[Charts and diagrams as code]
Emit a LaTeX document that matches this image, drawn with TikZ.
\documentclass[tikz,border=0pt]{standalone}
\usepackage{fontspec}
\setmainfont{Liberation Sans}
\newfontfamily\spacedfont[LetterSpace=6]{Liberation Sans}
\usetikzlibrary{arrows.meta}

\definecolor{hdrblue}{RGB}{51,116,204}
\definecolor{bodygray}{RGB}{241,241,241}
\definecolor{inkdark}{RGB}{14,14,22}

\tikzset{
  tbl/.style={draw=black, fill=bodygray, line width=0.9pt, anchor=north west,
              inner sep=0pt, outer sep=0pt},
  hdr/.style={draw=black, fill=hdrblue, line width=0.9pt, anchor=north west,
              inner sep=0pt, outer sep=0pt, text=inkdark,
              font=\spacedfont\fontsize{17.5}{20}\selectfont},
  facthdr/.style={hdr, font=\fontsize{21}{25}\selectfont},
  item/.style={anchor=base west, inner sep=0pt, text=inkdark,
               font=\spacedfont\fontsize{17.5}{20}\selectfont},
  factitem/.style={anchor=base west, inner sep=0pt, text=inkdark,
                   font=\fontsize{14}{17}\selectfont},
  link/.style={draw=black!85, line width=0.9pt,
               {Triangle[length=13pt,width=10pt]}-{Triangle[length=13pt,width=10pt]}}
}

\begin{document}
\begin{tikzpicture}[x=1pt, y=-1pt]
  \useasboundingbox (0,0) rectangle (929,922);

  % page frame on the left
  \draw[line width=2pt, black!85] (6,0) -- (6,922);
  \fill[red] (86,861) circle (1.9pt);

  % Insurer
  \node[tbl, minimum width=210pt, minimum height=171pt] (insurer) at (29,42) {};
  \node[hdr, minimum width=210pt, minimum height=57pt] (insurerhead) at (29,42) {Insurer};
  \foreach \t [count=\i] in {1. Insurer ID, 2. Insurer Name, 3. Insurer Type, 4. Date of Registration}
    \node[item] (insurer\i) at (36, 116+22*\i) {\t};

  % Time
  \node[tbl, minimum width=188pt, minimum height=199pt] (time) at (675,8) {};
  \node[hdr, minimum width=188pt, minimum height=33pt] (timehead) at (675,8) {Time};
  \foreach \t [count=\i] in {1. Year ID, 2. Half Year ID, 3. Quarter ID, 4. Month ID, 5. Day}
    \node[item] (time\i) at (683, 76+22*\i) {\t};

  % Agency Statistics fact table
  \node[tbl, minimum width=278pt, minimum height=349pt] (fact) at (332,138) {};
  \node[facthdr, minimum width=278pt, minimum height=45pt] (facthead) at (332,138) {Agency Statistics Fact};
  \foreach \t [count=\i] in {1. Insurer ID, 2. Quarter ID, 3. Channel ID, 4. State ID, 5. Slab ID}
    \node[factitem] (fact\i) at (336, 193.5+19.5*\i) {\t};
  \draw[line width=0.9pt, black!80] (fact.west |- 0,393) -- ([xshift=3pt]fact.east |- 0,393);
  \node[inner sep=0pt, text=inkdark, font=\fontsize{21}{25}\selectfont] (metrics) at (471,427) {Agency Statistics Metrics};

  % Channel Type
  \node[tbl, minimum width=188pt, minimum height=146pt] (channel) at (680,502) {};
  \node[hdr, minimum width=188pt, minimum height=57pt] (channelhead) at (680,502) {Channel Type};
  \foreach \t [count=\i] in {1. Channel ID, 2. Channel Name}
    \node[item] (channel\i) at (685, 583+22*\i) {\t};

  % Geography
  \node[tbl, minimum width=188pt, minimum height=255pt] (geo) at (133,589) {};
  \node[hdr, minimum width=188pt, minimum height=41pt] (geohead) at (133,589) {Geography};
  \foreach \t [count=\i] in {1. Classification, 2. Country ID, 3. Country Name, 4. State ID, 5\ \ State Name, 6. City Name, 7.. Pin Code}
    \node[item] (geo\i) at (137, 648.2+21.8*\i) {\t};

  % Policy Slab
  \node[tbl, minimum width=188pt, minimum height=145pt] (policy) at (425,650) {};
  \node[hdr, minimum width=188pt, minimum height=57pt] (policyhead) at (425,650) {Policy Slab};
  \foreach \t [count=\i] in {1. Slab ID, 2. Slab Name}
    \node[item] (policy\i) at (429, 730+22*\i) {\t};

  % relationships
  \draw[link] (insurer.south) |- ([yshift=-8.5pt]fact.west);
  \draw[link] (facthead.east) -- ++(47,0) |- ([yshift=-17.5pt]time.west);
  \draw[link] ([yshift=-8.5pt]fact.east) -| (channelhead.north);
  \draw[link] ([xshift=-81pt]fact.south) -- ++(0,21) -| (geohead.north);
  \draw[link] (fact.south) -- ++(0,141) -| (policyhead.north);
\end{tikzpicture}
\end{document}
* * *
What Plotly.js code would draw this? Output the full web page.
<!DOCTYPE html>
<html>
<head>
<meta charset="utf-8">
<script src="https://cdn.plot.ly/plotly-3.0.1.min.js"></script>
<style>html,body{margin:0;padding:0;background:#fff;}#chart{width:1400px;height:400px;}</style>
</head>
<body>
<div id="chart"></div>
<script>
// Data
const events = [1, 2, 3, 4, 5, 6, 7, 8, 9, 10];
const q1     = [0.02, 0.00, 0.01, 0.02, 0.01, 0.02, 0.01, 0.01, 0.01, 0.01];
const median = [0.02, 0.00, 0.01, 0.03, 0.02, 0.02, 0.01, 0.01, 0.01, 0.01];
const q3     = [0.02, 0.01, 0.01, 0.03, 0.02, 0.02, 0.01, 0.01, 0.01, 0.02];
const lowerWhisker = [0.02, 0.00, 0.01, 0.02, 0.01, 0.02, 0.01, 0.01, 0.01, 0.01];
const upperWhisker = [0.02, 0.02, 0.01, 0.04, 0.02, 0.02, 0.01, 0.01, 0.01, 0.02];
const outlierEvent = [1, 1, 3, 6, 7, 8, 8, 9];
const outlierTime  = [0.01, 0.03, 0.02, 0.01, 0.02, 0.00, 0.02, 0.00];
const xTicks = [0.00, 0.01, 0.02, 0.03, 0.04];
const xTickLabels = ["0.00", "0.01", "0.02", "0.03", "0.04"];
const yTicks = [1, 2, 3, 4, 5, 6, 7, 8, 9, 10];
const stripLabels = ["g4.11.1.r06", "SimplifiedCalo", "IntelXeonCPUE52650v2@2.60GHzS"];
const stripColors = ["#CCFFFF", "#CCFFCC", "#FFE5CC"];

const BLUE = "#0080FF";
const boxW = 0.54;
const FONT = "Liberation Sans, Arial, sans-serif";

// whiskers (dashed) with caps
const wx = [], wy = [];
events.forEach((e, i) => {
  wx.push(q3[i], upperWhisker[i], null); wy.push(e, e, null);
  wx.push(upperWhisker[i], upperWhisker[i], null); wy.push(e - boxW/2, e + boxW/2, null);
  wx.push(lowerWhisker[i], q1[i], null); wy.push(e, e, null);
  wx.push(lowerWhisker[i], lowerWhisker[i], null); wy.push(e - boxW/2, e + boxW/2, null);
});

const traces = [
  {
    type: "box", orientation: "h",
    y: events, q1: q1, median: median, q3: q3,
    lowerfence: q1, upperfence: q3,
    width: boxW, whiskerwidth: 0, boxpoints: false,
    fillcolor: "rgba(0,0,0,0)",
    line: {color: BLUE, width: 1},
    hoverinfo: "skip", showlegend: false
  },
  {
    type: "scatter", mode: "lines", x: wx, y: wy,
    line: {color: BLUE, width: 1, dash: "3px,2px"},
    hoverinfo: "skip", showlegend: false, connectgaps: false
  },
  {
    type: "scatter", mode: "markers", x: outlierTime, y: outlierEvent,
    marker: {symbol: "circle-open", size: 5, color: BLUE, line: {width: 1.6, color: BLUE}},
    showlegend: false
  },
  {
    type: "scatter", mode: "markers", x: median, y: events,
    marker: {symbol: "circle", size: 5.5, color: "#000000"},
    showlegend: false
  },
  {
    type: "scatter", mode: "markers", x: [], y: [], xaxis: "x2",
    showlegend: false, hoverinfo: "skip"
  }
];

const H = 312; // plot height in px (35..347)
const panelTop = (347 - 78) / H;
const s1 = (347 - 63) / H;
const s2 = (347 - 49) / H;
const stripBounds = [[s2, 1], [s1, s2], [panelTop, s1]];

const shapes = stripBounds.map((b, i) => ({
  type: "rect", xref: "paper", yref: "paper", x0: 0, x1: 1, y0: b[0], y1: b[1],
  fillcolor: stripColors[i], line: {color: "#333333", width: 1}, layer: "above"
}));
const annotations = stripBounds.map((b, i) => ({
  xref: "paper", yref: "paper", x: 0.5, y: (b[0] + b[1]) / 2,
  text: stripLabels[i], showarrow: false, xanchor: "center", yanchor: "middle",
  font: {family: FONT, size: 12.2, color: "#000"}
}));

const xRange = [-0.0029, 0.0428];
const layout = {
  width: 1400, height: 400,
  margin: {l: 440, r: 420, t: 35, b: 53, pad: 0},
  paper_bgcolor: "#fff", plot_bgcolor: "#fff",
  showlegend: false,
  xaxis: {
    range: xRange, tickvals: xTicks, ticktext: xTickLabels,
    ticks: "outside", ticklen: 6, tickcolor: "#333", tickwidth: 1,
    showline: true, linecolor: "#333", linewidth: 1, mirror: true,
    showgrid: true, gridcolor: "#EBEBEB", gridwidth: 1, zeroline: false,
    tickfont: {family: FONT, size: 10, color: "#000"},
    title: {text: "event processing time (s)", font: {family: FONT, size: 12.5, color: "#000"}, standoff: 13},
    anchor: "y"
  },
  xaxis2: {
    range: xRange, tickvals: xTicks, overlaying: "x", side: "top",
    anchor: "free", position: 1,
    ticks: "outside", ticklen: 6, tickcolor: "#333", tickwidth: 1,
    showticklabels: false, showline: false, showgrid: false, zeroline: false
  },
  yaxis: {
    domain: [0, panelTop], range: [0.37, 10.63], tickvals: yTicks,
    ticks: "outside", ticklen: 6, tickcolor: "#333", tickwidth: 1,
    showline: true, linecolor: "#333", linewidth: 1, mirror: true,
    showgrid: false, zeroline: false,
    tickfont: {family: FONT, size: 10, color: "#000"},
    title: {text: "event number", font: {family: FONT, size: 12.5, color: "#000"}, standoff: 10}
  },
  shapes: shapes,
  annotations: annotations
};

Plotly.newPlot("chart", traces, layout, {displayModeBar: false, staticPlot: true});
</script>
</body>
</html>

SHORT EXERCISE
Track down every line of the material containing the string "with", and copy it.

COMPLETE OUTPUT
Emit a LaTeX document that matches this image, drawn with TikZ.
// whiskers (dashed) with caps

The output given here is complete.